Every line below should be copied exactly; drop the pictures.

────────

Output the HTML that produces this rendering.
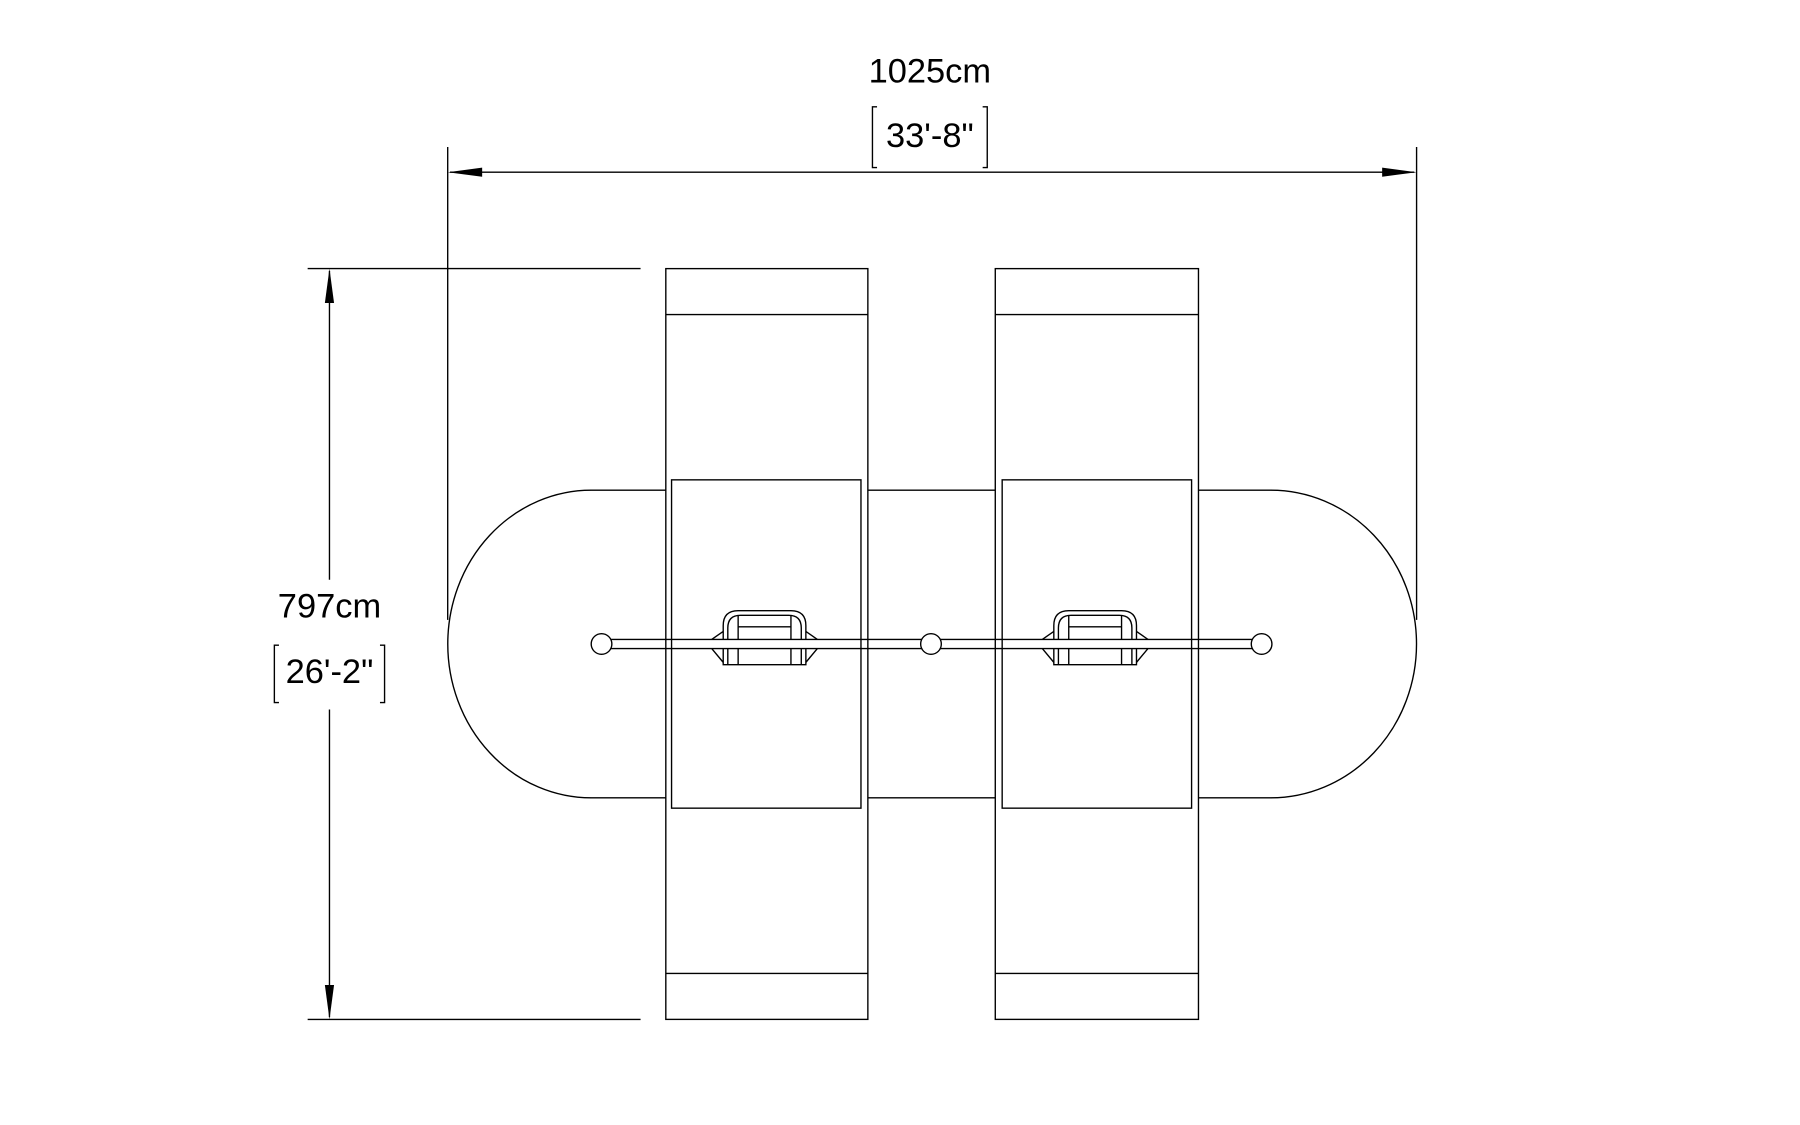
<!DOCTYPE html>
<html><head><meta charset="utf-8"><style>
html,body{margin:0;padding:0;background:#fff;}
svg{display:block;}
text{font-family:"Liberation Sans",sans-serif;fill:#000;}
</style></head><body>
<svg width="1800" height="1125" viewBox="0 0 1568 980" xmlns="http://www.w3.org/2000/svg">
<g fill="none" stroke="#000" stroke-width="1.2">
<line x1="390" y1="128" x2="390" y2="540"/>
<line x1="1234" y1="128" x2="1234" y2="540"/>
<line x1="392" y1="150" x2="1232" y2="150"/>
<path d="M764 93 h-4 v53 h4 M856 93 h4 v53 h-4"/>
<line x1="268" y1="234" x2="558" y2="234"/>
<line x1="268" y1="888" x2="558" y2="888"/>
<line x1="287" y1="236" x2="287" y2="505"/>
<line x1="287" y1="618" x2="287" y2="886"/>
<path d="M243 562 h-4 v50 h4 M331 562 h4 v50 h-4"/>
<path d="M580 427 H515 A125 134 0 0 0 515 695 H580"/>
<path d="M1044 427 H1107 A127 134 0 0 1 1107 695 H1044"/>
<line x1="756" y1="427" x2="867" y2="427"/>
<line x1="756" y1="695" x2="867" y2="695"/>
<rect x="580" y="234" width="176" height="654"/>
<line x1="580" y1="274" x2="756" y2="274"/>
<line x1="580" y1="848" x2="756" y2="848"/>
<rect x="867" y="234" width="177" height="654"/>
<line x1="867" y1="274" x2="1044" y2="274"/>
<line x1="867" y1="848" x2="1044" y2="848"/>
<rect x="585" y="418" width="165" height="286"/>
<rect x="873" y="418" width="165" height="286"/>
<g id="s1">
<path d="M630 557 V545 Q630 532 643 532 H689 Q702 532 702 545 V557"/>
<path d="M634 557 V547 Q634 536 645 536 H687 Q698 536 698 547 V557"/>
<line x1="643" y1="536" x2="643" y2="557"/>
<line x1="689" y1="536" x2="689" y2="557"/>
<line x1="643" y1="546" x2="689" y2="546"/>
<path d="M630 565 V579 H702 V565"/>
<path d="M643 565 V579 M689 565 V579 M634 565 V579 M698 565 V579"/>
<path d="M620 557 L630 550 M712 557 L702 550 M620 565 L630 577 M712 565 L702 577"/>
</g>
<use href="#s1" x="288"/>
<line x1="524" y1="557" x2="1099" y2="557"/>
<line x1="524" y1="565" x2="1099" y2="565"/>
<circle cx="524" cy="561" r="9" fill="#fff"/>
<circle cx="811" cy="561" r="9" fill="#fff"/>
<circle cx="1099" cy="561" r="9" fill="#fff"/>
</g>
<path d="M390 150 L420 146 L420 154 Z"/>
<path d="M1234 150 L1204 146 L1204 154 Z"/>
<path d="M287 234 L283 264 L291 264 Z"/>
<path d="M287 888 L283 858 L291 858 Z"/>
<text x="810" y="72" font-size="30" text-anchor="middle">1025cm</text>
<text x="810" y="128" font-size="30" text-anchor="middle">33'-8"</text>
<text x="287" y="538" font-size="30" text-anchor="middle">797cm</text>
<text x="287" y="595" font-size="30" text-anchor="middle">26'-2"</text>
</svg>
</body></html>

────────

Full solution -
Output the HTML that produces this rendering.
<!DOCTYPE html>
<html><head><meta charset="utf-8"><style>
html,body{margin:0;padding:0;background:#fff;}
svg{display:block;}
text{font-family:"Liberation Sans",sans-serif;fill:#000;}
</style></head><body>
<svg width="1800" height="1125" viewBox="0 0 1568 980" xmlns="http://www.w3.org/2000/svg">
<g fill="none" stroke="#000" stroke-width="1.2">
<line x1="390" y1="128" x2="390" y2="540"/>
<line x1="1234" y1="128" x2="1234" y2="540"/>
<line x1="392" y1="150" x2="1232" y2="150"/>
<path d="M764 93 h-4 v53 h4 M856 93 h4 v53 h-4"/>
<line x1="268" y1="234" x2="558" y2="234"/>
<line x1="268" y1="888" x2="558" y2="888"/>
<line x1="287" y1="236" x2="287" y2="505"/>
<line x1="287" y1="618" x2="287" y2="886"/>
<path d="M243 562 h-4 v50 h4 M331 562 h4 v50 h-4"/>
<path d="M580 427 H515 A125 134 0 0 0 515 695 H580"/>
<path d="M1044 427 H1107 A127 134 0 0 1 1107 695 H1044"/>
<line x1="756" y1="427" x2="867" y2="427"/>
<line x1="756" y1="695" x2="867" y2="695"/>
<rect x="580" y="234" width="176" height="654"/>
<line x1="580" y1="274" x2="756" y2="274"/>
<line x1="580" y1="848" x2="756" y2="848"/>
<rect x="867" y="234" width="177" height="654"/>
<line x1="867" y1="274" x2="1044" y2="274"/>
<line x1="867" y1="848" x2="1044" y2="848"/>
<rect x="585" y="418" width="165" height="286"/>
<rect x="873" y="418" width="165" height="286"/>
<g id="s1">
<path d="M630 557 V545 Q630 532 643 532 H689 Q702 532 702 545 V557"/>
<path d="M634 557 V547 Q634 536 645 536 H687 Q698 536 698 547 V557"/>
<line x1="643" y1="536" x2="643" y2="557"/>
<line x1="689" y1="536" x2="689" y2="557"/>
<line x1="643" y1="546" x2="689" y2="546"/>
<path d="M630 565 V579 H702 V565"/>
<path d="M643 565 V579 M689 565 V579 M634 565 V579 M698 565 V579"/>
<path d="M620 557 L630 550 M712 557 L702 550 M620 565 L630 577 M712 565 L702 577"/>
</g>
<use href="#s1" x="288"/>
<line x1="524" y1="557" x2="1099" y2="557"/>
<line x1="524" y1="565" x2="1099" y2="565"/>
<circle cx="524" cy="561" r="9" fill="#fff"/>
<circle cx="811" cy="561" r="9" fill="#fff"/>
<circle cx="1099" cy="561" r="9" fill="#fff"/>
</g>
<path d="M390 150 L420 146 L420 154 Z"/>
<path d="M1234 150 L1204 146 L1204 154 Z"/>
<path d="M287 234 L283 264 L291 264 Z"/>
<path d="M287 888 L283 858 L291 858 Z"/>
<text x="810" y="72" font-size="30" text-anchor="middle">1025cm</text>
<text x="810" y="128" font-size="30" text-anchor="middle">33'-8"</text>
<text x="287" y="538" font-size="30" text-anchor="middle">797cm</text>
<text x="287" y="595" font-size="30" text-anchor="middle">26'-2"</text>
</svg>
</body></html>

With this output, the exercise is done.